# WHAT IS ASKED
Give an exact copy of every line, leaving images out.

# DATASET SECTION
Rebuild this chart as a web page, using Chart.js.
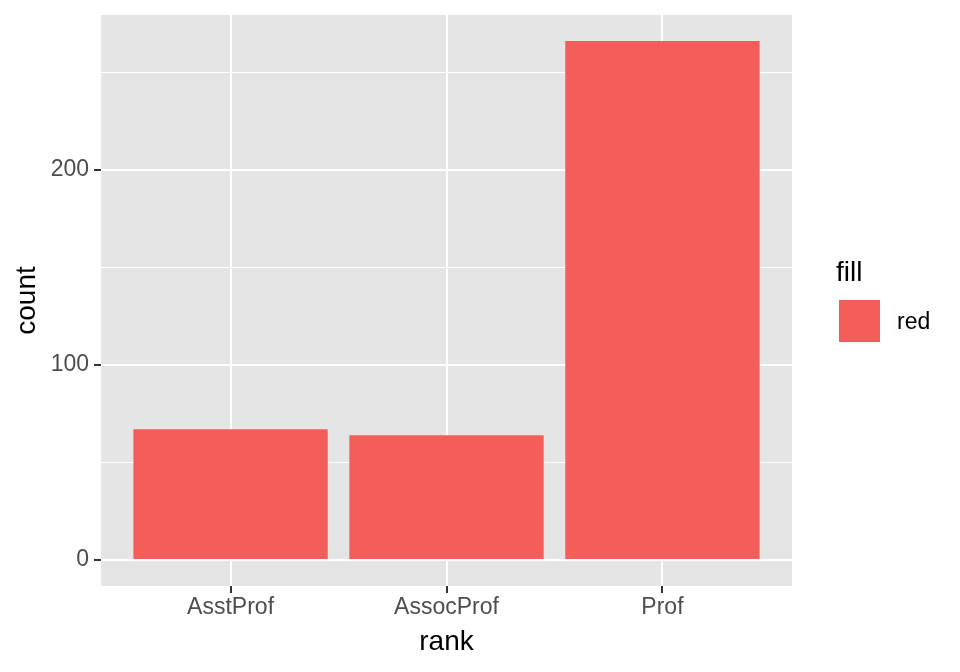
<!DOCTYPE html>
<html>
<head>
<meta charset="utf-8">
<script src="https://cdn.jsdelivr.net/npm/chart.js@4"></script>
<style>
  html, body { margin: 0; padding: 0; background: #ffffff; }
  #wrap { width: 960px; height: 672px; }
</style>
</head>
<body>
<div id="wrap"><canvas id="chart" width="960" height="672"></canvas></div>
<script>
const categories = ['AsstProf', 'AssocProf', 'Prof'];
const counts = [67, 64, 266];
const yTicks = [0, 50, 100, 150, 200, 250];
const legendTitle = 'fill';
const legendLabels = ['red'];

const barColor = '#F35E5A';
const fontFamily = '"Liberation Sans", Arial, Helvetica, sans-serif';

// panel background + legend, drawn around the library's own layout
const panelPlugin = {
    id: 'panel',
    beforeDraw(chart) {
        const a = chart.chartArea;
        const ctx = chart.ctx;
        ctx.save();
        ctx.fillStyle = '#E5E5E5';
        ctx.fillRect(a.left, a.top, a.right - a.left, a.bottom - a.top);
        ctx.restore();
    },
    afterDraw(chart) {
        const ctx = chart.ctx;
        ctx.save();
        ctx.fillStyle = '#000000';
        ctx.font = '28px ' + fontFamily;
        ctx.textBaseline = 'alphabetic';
        ctx.fillText(legendTitle, 836, 281);
        legendLabels.forEach((label, i) => {
            const y = 300 + i * 46;
            ctx.fillStyle = barColor;
            ctx.fillRect(839, y, 41, 42);
            ctx.fillStyle = '#000000';
            ctx.font = '23px ' + fontFamily;
            ctx.textBaseline = 'middle';
            ctx.fillText(label, 897, y + 23);
        });
        ctx.restore();
    }
};

new Chart(document.getElementById('chart').getContext('2d'), {
    type: 'bar',
    data: {
        datasets: [{
            label: legendLabels[0],
            data: categories.map((c, i) => ({ x: i + 1, y: counts[i] })),
            backgroundColor: barColor,
            barPercentage: 0.9,
            categoryPercentage: 1.0
        }]
    },
    options: {
        responsive: false,
        animation: false,
        devicePixelRatio: 1,
        layout: { padding: { top: 15, right: 168, left: 0, bottom: 0 } },
        plugins: {
            legend: { display: false },
            tooltip: { enabled: false }
        },
        scales: {
            x: {
                type: 'linear',
                min: 0.4,
                max: 3.6,
                offset: false,
                afterBuildTicks: scale => { scale.ticks = categories.map((c, i) => ({ value: i + 1 })); },
                afterFit: scale => { scale.height = 86; },
                border: { display: false },
                grid: {
                    offset: false,
                    color: '#FFFFFF',
                    lineWidth: 2,
                    tickLength: 7,
                    tickColor: '#333333',
                    tickWidth: 2
                },
                ticks: {
                    padding: 1,
                    color: '#4D4D4D',
                    font: { size: 23, family: fontFamily },
                    maxRotation: 0,
                    autoSkip: false,
                    callback: v => categories[Math.round(v) - 1]
                },
                title: {
                    display: true,
                    text: 'rank',
                    color: '#000000',
                    font: { size: 28, family: fontFamily },
                    padding: { top: 0, bottom: 13 }
                }
            },
            y: {
                min: -13.3,
                max: 279.3,
                afterBuildTicks: scale => { scale.ticks = yTicks.map(v => ({ value: v })); },
                afterFit: scale => {
                    scale.width = 101;
                    scale.paddingTop = 0;
                    scale.paddingBottom = 0;
                },
                border: { display: false },
                grid: {
                    color: '#FFFFFF',
                    lineWidth: c => (c.tick && c.tick.value % 100 === 0 ? 2 : 1),
                    tickLength: 7,
                    tickColor: c => (c.tick && c.tick.value % 100 === 0 ? '#333333' : 'rgba(0,0,0,0)'),
                    tickWidth: 2
                },
                ticks: {
                    padding: 5,
                    color: '#4D4D4D',
                    font: { size: 23, family: fontFamily },
                    autoSkip: false,
                    callback: v => (v % 100 === 0 ? String(v) : '')
                },
                title: {
                    display: true,
                    text: 'count',
                    color: '#000000',
                    font: { size: 28, family: fontFamily },
                    padding: { top: 10, bottom: 0 }
                }
            }
        }
    },
    plugins: [panelPlugin]
});
</script>
</body>
</html>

# WRITTEN ANSWER
Rebuild this chart as a web page, using Chart.js.
<!DOCTYPE html>
<html>
<head>
<meta charset="utf-8">
<script src="https://cdn.jsdelivr.net/npm/chart.js@4"></script>
<style>
  html, body { margin: 0; padding: 0; background: #ffffff; }
  #wrap { width: 960px; height: 672px; }
</style>
</head>
<body>
<div id="wrap"><canvas id="chart" width="960" height="672"></canvas></div>
<script>
const categories = ['AsstProf', 'AssocProf', 'Prof'];
const counts = [67, 64, 266];
const yTicks = [0, 50, 100, 150, 200, 250];
const legendTitle = 'fill';
const legendLabels = ['red'];

const barColor = '#F35E5A';
const fontFamily = '"Liberation Sans", Arial, Helvetica, sans-serif';

// panel background + legend, drawn around the library's own layout
const panelPlugin = {
    id: 'panel',
    beforeDraw(chart) {
        const a = chart.chartArea;
        const ctx = chart.ctx;
        ctx.save();
        ctx.fillStyle = '#E5E5E5';
        ctx.fillRect(a.left, a.top, a.right - a.left, a.bottom - a.top);
        ctx.restore();
    },
    afterDraw(chart) {
        const ctx = chart.ctx;
        ctx.save();
        ctx.fillStyle = '#000000';
        ctx.font = '28px ' + fontFamily;
        ctx.textBaseline = 'alphabetic';
        ctx.fillText(legendTitle, 836, 281);
        legendLabels.forEach((label, i) => {
            const y = 300 + i * 46;
            ctx.fillStyle = barColor;
            ctx.fillRect(839, y, 41, 42);
            ctx.fillStyle = '#000000';
            ctx.font = '23px ' + fontFamily;
            ctx.textBaseline = 'middle';
            ctx.fillText(label, 897, y + 23);
        });
        ctx.restore();
    }
};

new Chart(document.getElementById('chart').getContext('2d'), {
    type: 'bar',
    data: {
        datasets: [{
            label: legendLabels[0],
            data: categories.map((c, i) => ({ x: i + 1, y: counts[i] })),
            backgroundColor: barColor,
            barPercentage: 0.9,
            categoryPercentage: 1.0
        }]
    },
    options: {
        responsive: false,
        animation: false,
        devicePixelRatio: 1,
        layout: { padding: { top: 15, right: 168, left: 0, bottom: 0 } },
        plugins: {
            legend: { display: false },
            tooltip: { enabled: false }
        },
        scales: {
            x: {
                type: 'linear',
                min: 0.4,
                max: 3.6,
                offset: false,
                afterBuildTicks: scale => { scale.ticks = categories.map((c, i) => ({ value: i + 1 })); },
                afterFit: scale => { scale.height = 86; },
                border: { display: false },
                grid: {
                    offset: false,
                    color: '#FFFFFF',
                    lineWidth: 2,
                    tickLength: 7,
                    tickColor: '#333333',
                    tickWidth: 2
                },
                ticks: {
                    padding: 1,
                    color: '#4D4D4D',
                    font: { size: 23, family: fontFamily },
                    maxRotation: 0,
                    autoSkip: false,
                    callback: v => categories[Math.round(v) - 1]
                },
                title: {
                    display: true,
                    text: 'rank',
                    color: '#000000',
                    font: { size: 28, family: fontFamily },
                    padding: { top: 0, bottom: 13 }
                }
            },
            y: {
                min: -13.3,
                max: 279.3,
                afterBuildTicks: scale => { scale.ticks = yTicks.map(v => ({ value: v })); },
                afterFit: scale => {
                    scale.width = 101;
                    scale.paddingTop = 0;
                    scale.paddingBottom = 0;
                },
                border: { display: false },
                grid: {
                    color: '#FFFFFF',
                    lineWidth: c => (c.tick && c.tick.value % 100 === 0 ? 2 : 1),
                    tickLength: 7,
                    tickColor: c => (c.tick && c.tick.value % 100 === 0 ? '#333333' : 'rgba(0,0,0,0)'),
                    tickWidth: 2
                },
                ticks: {
                    padding: 5,
                    color: '#4D4D4D',
                    font: { size: 23, family: fontFamily },
                    autoSkip: false,
                    callback: v => (v % 100 === 0 ? String(v) : '')
                },
                title: {
                    display: true,
                    text: 'count',
                    color: '#000000',
                    font: { size: 28, family: fontFamily },
                    padding: { top: 10, bottom: 0 }
                }
            }
        }
    },
    plugins: [panelPlugin]
});
</script>
</body>
</html>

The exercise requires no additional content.